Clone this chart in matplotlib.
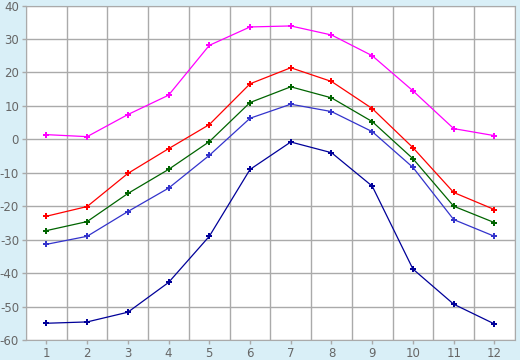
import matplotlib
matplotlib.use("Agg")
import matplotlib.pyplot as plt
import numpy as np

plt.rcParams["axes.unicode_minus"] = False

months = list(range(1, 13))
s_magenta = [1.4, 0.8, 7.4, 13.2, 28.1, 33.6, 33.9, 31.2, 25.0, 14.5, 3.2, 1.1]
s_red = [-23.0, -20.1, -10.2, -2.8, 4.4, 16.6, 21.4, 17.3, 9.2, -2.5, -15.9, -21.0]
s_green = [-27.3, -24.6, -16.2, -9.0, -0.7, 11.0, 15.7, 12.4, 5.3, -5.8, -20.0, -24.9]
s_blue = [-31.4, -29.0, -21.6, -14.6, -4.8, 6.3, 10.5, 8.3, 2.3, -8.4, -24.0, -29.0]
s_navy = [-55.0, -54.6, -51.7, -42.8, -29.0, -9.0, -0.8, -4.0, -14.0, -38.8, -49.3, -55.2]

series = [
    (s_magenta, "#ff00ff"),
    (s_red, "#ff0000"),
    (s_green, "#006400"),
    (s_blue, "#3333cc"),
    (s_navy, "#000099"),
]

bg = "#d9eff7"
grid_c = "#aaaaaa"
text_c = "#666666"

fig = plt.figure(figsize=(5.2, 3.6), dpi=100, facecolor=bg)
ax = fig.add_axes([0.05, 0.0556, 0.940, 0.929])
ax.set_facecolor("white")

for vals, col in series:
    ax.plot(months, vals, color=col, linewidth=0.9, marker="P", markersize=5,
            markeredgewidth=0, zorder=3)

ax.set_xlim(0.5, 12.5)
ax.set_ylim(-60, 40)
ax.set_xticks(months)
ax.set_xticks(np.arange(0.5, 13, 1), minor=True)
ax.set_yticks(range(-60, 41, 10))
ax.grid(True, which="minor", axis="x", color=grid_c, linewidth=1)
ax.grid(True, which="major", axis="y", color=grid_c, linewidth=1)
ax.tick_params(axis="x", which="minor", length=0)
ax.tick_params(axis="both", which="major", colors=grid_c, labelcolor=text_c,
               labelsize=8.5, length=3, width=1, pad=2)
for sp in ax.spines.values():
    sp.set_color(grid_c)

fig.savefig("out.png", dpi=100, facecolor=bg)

• [Your instructions]
Reproduce the material above in full, exactly, with no images.

• [Task result]
Clone this chart in matplotlib.
import matplotlib
matplotlib.use("Agg")
import matplotlib.pyplot as plt
import numpy as np

plt.rcParams["axes.unicode_minus"] = False

months = list(range(1, 13))
s_magenta = [1.4, 0.8, 7.4, 13.2, 28.1, 33.6, 33.9, 31.2, 25.0, 14.5, 3.2, 1.1]
s_red = [-23.0, -20.1, -10.2, -2.8, 4.4, 16.6, 21.4, 17.3, 9.2, -2.5, -15.9, -21.0]
s_green = [-27.3, -24.6, -16.2, -9.0, -0.7, 11.0, 15.7, 12.4, 5.3, -5.8, -20.0, -24.9]
s_blue = [-31.4, -29.0, -21.6, -14.6, -4.8, 6.3, 10.5, 8.3, 2.3, -8.4, -24.0, -29.0]
s_navy = [-55.0, -54.6, -51.7, -42.8, -29.0, -9.0, -0.8, -4.0, -14.0, -38.8, -49.3, -55.2]

series = [
    (s_magenta, "#ff00ff"),
    (s_red, "#ff0000"),
    (s_green, "#006400"),
    (s_blue, "#3333cc"),
    (s_navy, "#000099"),
]

bg = "#d9eff7"
grid_c = "#aaaaaa"
text_c = "#666666"

fig = plt.figure(figsize=(5.2, 3.6), dpi=100, facecolor=bg)
ax = fig.add_axes([0.05, 0.0556, 0.940, 0.929])
ax.set_facecolor("white")

for vals, col in series:
    ax.plot(months, vals, color=col, linewidth=0.9, marker="P", markersize=5,
            markeredgewidth=0, zorder=3)

ax.set_xlim(0.5, 12.5)
ax.set_ylim(-60, 40)
ax.set_xticks(months)
ax.set_xticks(np.arange(0.5, 13, 1), minor=True)
ax.set_yticks(range(-60, 41, 10))
ax.grid(True, which="minor", axis="x", color=grid_c, linewidth=1)
ax.grid(True, which="major", axis="y", color=grid_c, linewidth=1)
ax.tick_params(axis="x", which="minor", length=0)
ax.tick_params(axis="both", which="major", colors=grid_c, labelcolor=text_c,
               labelsize=8.5, length=3, width=1, pad=2)
for sp in ax.spines.values():
    sp.set_color(grid_c)

fig.savefig("out.png", dpi=100, facecolor=bg)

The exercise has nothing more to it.